In a move that will send shivers down the spine of tax authorities worldwide, Switzerland has announced plans to become the host for a global citizen data repository. The 'Sovereign Data Vault', as it is being called, aims to centralise biometric, financial, and identity data for individuals across multiple jurisdictions. For a man who has spent two decades watching capital flee to the Alps, this seems like a logical extension of Swiss exceptionalism. But the implications for fiscal policy and data sovereignty are profound.
Let us cut through the jargon. This is not about privacy, despite the Swiss government's insistence on 'secure digital identity'. This is about control. The vault, to be administered by a consortium of Swiss banks and the Federal Department of Foreign Affairs, will allow participating nations to store citizen data under Swiss jurisdiction. In exchange, Switzerland will gain access to a treasure trove of cross-border financial information. For a country that has long relied on banking secrecy, this is a curious pivot.
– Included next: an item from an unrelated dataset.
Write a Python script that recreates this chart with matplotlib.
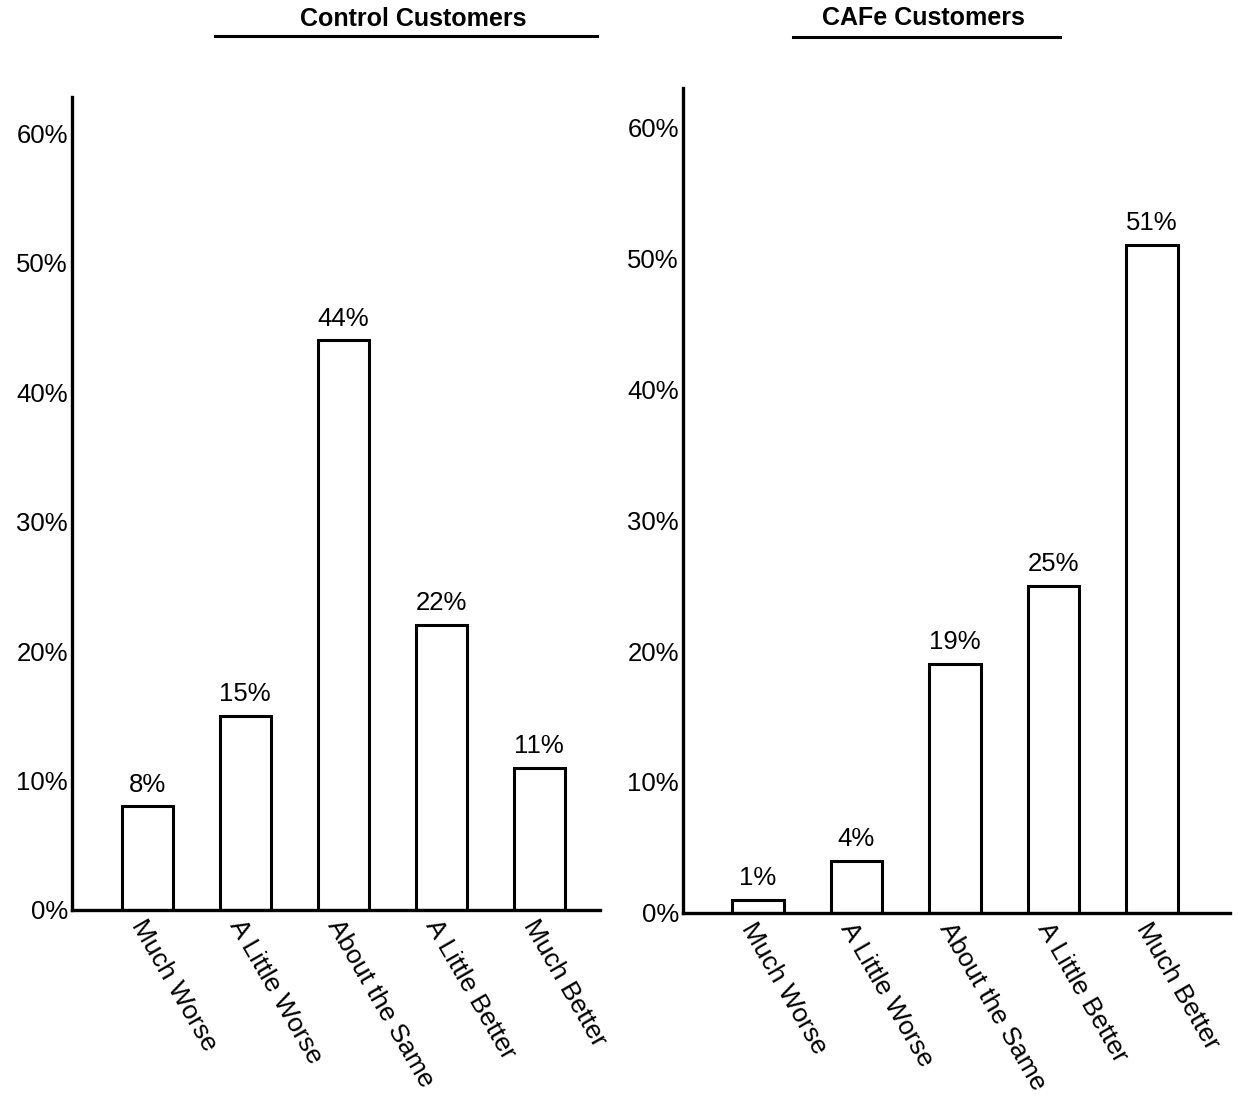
import matplotlib.pyplot as plt
from matplotlib.lines import Line2D

plt.rcParams['font.family'] = ['Liberation Sans', 'DejaVu Sans']

# Survey responses: change in customer situation
categories = ["Much Worse", "A Little Worse", "About the Same",
              "A Little Better", "Much Better"]
control_pct = [8, 15, 44, 22, 11]
cafe_pct = [1, 4, 19, 25, 51]
tick_vals = [0, 10, 20, 30, 40, 50, 60]
tick_labels = [f"{v}%" for v in tick_vals]

fig = plt.figure(figsize=(12.38, 11.03), dpi=100)
fig.patch.set_facecolor('white')

ax1 = fig.add_axes([0.0582, 0.175, 0.4265, 0.737])
ax2 = fig.add_axes([0.5517, 0.1723, 0.4418, 0.748])


def draw_panel(ax, values, xlim, ytop):
    x = list(range(len(values)))
    ax.bar(x, values, width=0.52, facecolor='white', edgecolor='black',
           linewidth=2.2, zorder=3)
    for xi, v in zip(x, values):
        ax.annotate(f"{v}%", (xi, v), xytext=(0, 7), textcoords='offset points',
                    ha='center', va='bottom', fontsize=18.5)
    ax.set_xlim(*xlim)
    ax.set_ylim(0, ytop)
    ax.set_yticks(tick_vals)
    ax.set_yticklabels(tick_labels, fontsize=18.5)
    ax.set_xticks(x)
    ax.set_xticklabels(categories, rotation=-60, ha='left', va='top',
                       rotation_mode='anchor', fontsize=19)
    ax.tick_params(axis='both', length=0)
    ax.tick_params(axis='y', pad=3)
    ax.tick_params(axis='x', pad=4)
    for side in ['top', 'right']:
        ax.spines[side].set_visible(False)
    for side in ['left', 'bottom']:
        ax.spines[side].set_linewidth(2.4)
        ax.spines[side].set_zorder(4)


draw_panel(ax1, control_pct, (-0.765, 4.62), 62.8)
draw_panel(ax2, cafe_pct, (-0.76, 4.79), 63.0)

# Panel headings with rules underneath
fig.text(413 / 1238, 1 - 19 / 1103, "Control Customers", ha='center',
         va='center', fontsize=18, fontweight='bold')
fig.text(923 / 1238, 1 - 18 / 1103, "CAFe Customers", ha='center',
         va='center', fontsize=18, fontweight='bold')
fig.add_artist(Line2D([215 / 1238, 597 / 1238], [1 - 36 / 1103] * 2,
                      color='black', linewidth=2.2))
fig.add_artist(Line2D([793 / 1238, 1060 / 1238], [1 - 37 / 1103] * 2,
                      color='black', linewidth=2.2))

plt.savefig('out.png', dpi=100, facecolor='white')
plt.close()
The market reaction has been predictable. Bitcoin rallied 4% on the news, as crypto enthusiasts see this as validation of decentralised alternatives. Meanwhile, the Swiss franc strengthened against the euro and dollar, a sign that capital views this as a vote of confidence in Swiss stability. But the real story is the unspoken threat to tax havens. If Switzerland becomes the global gateway for citizen data, it effectively becomes the gatekeeper for financial transparency. That is a double-edged sword.
From a fiscal perspective, this vault could transform how governments track tax evasion. Imagine the UK's HMRC having real-time access to Swiss-held data on British citizens. The Treasury will be salivating. But the cost is a loss of anonymity for those who value it. And for a City-dweller like myself, the question is whether this undermines the very efficiency that makes markets work. Data, after all, is the new gold. Hoarding it in one jurisdiction creates a single point of failure. A cyberattack on the vault could have catastrophic consequences for global financial stability.
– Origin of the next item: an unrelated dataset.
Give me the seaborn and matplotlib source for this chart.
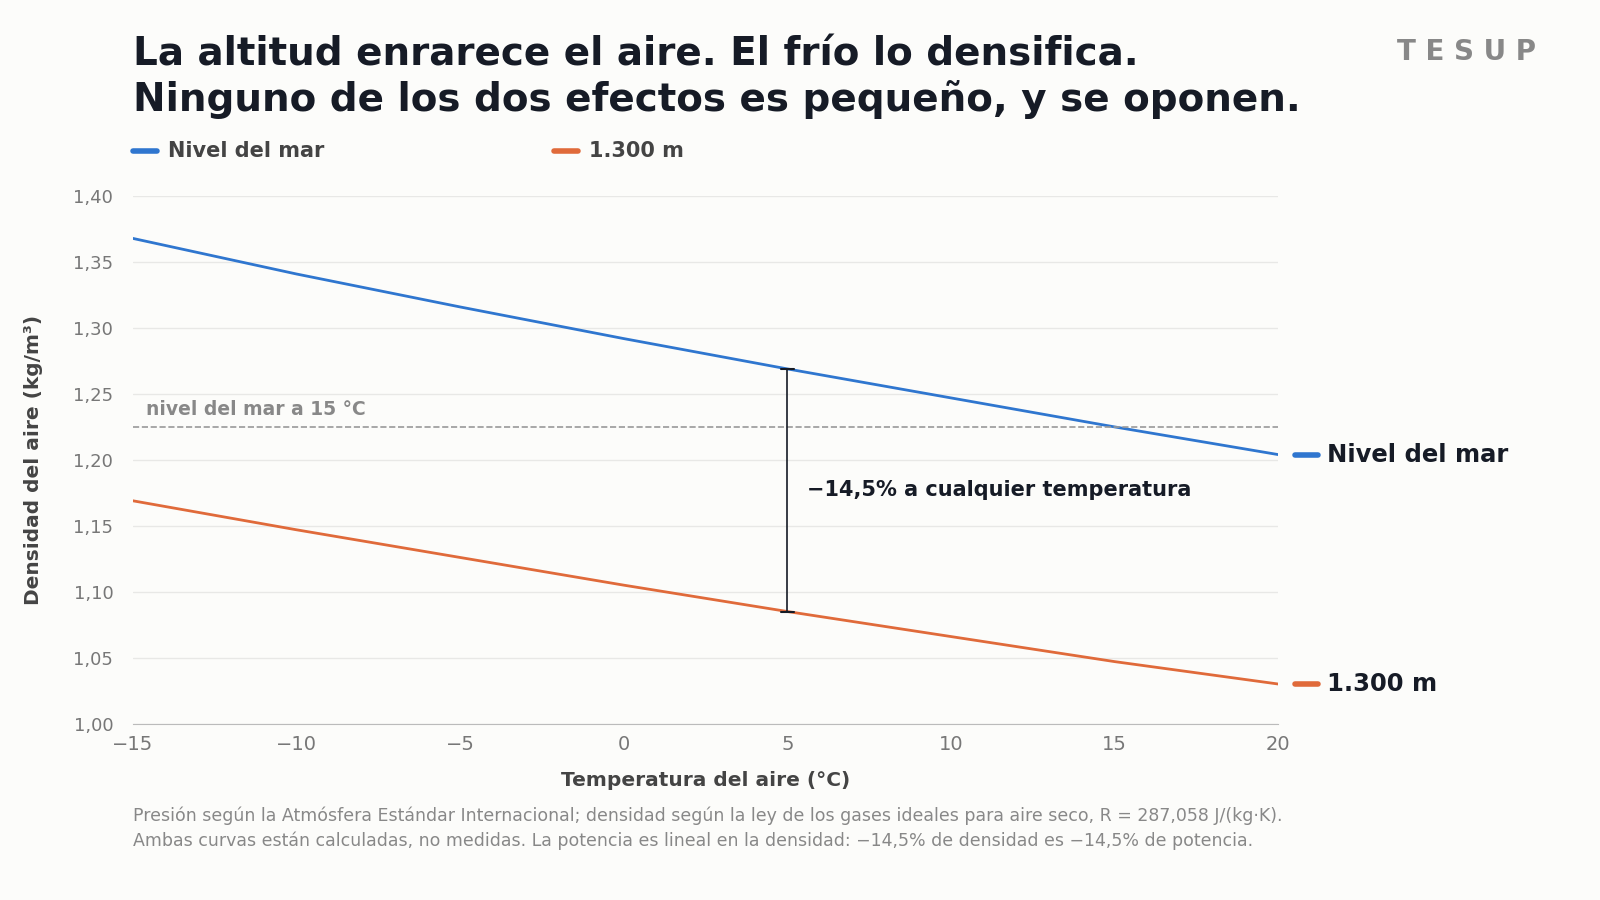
import matplotlib
matplotlib.use("Agg")
import matplotlib.pyplot as plt
import seaborn as sns
import pandas as pd

temps = [-15, -10, -5, 0, 5, 10, 15, 20]
sea_level = [1.368, 1.341, 1.316, 1.292, 1.269, 1.247, 1.225, 1.204]
alt_1300 = [1.169, 1.147, 1.126, 1.105, 1.085, 1.066, 1.047, 1.030]
series_names = ["Nivel del mar", "1.300 m"]
ref_density = 1.225
yticks = [1.00, 1.05, 1.10, 1.15, 1.20, 1.25, 1.30, 1.35, 1.40]
xticks = [-15, -10, -5, 0, 5, 10, 15, 20]

sns.set_style("white")
plt.rcParams['font.family'] = ['DejaVu Sans']
bg = "#FCFCFA"
blue, orange = "#2F76CF", "#E06A3A"
dark = "#161B26"

df = pd.DataFrame({"T": temps * 2, "rho": sea_level + alt_1300,
                   "serie": [series_names[0]] * len(temps) + [series_names[1]] * len(temps)})

fig = plt.figure(figsize=(16, 9), dpi=100, facecolor=bg)
ax = fig.add_axes([0.083, 0.196, 0.716, 0.586], facecolor=bg)
sns.lineplot(data=df, x="T", y="rho", hue="serie", palette=[blue, orange], lw=2, ax=ax, legend=False)

ax.set_xlim(-15, 20); ax.set_ylim(1.0, 1.4)
ax.set_xticks(xticks); ax.set_yticks(yticks)
ax.set_xticklabels([f"{t}".replace("-", "\u2212") for t in xticks], fontsize=14, color="#777")
ax.set_yticklabels([f"{y:.2f}".replace(".", ",") for y in yticks], fontsize=13, color="#777")
ax.grid(axis="y", color="#E8E8E6", lw=1)
for s in ["top", "right", "left"]:
    ax.spines[s].set_visible(False)
ax.spines["bottom"].set_color("#BBB")
ax.tick_params(axis="x", length=5, color="#BBB")
ax.tick_params(axis="y", length=0, pad=14)
ax.set_xlabel("Temperatura del aire (°C)", fontsize=14.5, fontweight="bold", color="#444", labelpad=12)
ax.set_ylabel("Densidad del aire (kg/m³)", fontsize=14.5, fontweight="bold", color="#444", labelpad=22)

ax.axhline(ref_density, color="#999", ls="--", lw=1.2)
ax.text(-14.6, ref_density + 0.006, "nivel del mar a 15 °C", fontsize=13.5, fontweight="bold", color="#888", va="bottom")

i5 = temps.index(5)
ax.plot([5, 5], [alt_1300[i5], sea_level[i5]], color=dark, lw=1.2)
ax.plot([4.8, 5.2], [sea_level[i5]] * 2, color=dark, lw=1.5)
ax.plot([4.8, 5.2], [alt_1300[i5]] * 2, color=dark, lw=1.5)
ax.text(5.6, 1.177, "\u221214,5% a cualquier temperatura", fontsize=15, fontweight="bold", color=dark, va="center")

for vals, c, n in [(sea_level, blue, series_names[0]), (alt_1300, orange, series_names[1])]:
    ax.plot([20.5, 21.2], [vals[-1]] * 2, color=c, lw=4, clip_on=False, solid_capstyle="round")
    ax.text(21.5, vals[-1], n, fontsize=17.5, fontweight="bold", color=dark, va="center")

fig.text(0.083, 0.96, "La altitud enrarece el aire. El frío lo densifica.\nNinguno de los dos efectos es pequeño, y se oponen.",
         fontsize=28, fontweight="bold", color=dark, va="top", linespacing=1.2)
fig.text(0.96, 0.942, "T E S U P", fontsize=20, fontweight="bold", color="#888", ha="right", va="center")
for x, c, n in [(0.083, blue, series_names[0]), (0.346, orange, series_names[1])]:
    fig.lines.append(plt.Line2D([x, x + 0.015], [0.832, 0.832], color=c, lw=4, transform=fig.transFigure, solid_capstyle="round"))
    fig.text(x + 0.022, 0.832, n, fontsize=15, fontweight="bold", color="#444", va="center")

fig.text(0.083, 0.104, "Presión según la Atmósfera Estándar Internacional; densidad según la ley de los gases ideales para aire seco, R = 287,058 J/(kg·K).\n"
         "Ambas curvas están calculadas, no medidas. La potencia es lineal en la densidad: \u221214,5% de densidad es \u221214,5% de potencia.",
         fontsize=12.5, color="#888", va="top", linespacing=1.45)

fig.savefig("out.png", dpi=100, facecolor=bg)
Central banks are watching closely. The Bank of England has remained silent, but I suspect they are calculating the impact on sterling. If data flows out, capital may follow. The days of 'Swiss accounts' as a byword for secrecy are numbered. This vault represents a new era of 'glass banking', where privacy is sacrificed for security. Whether that trade-off is worth it remains to be seen.
In the short term, expect gilt yields to fluctuate as investors digest the implications. Longer term, this vault could become the foundation for a global digital identity system, one that central banks and governments can use to monitor economic activity with unprecedented precision. For the fiscally conservative, this is a nightmare. For markets, it is simply another variable to price in.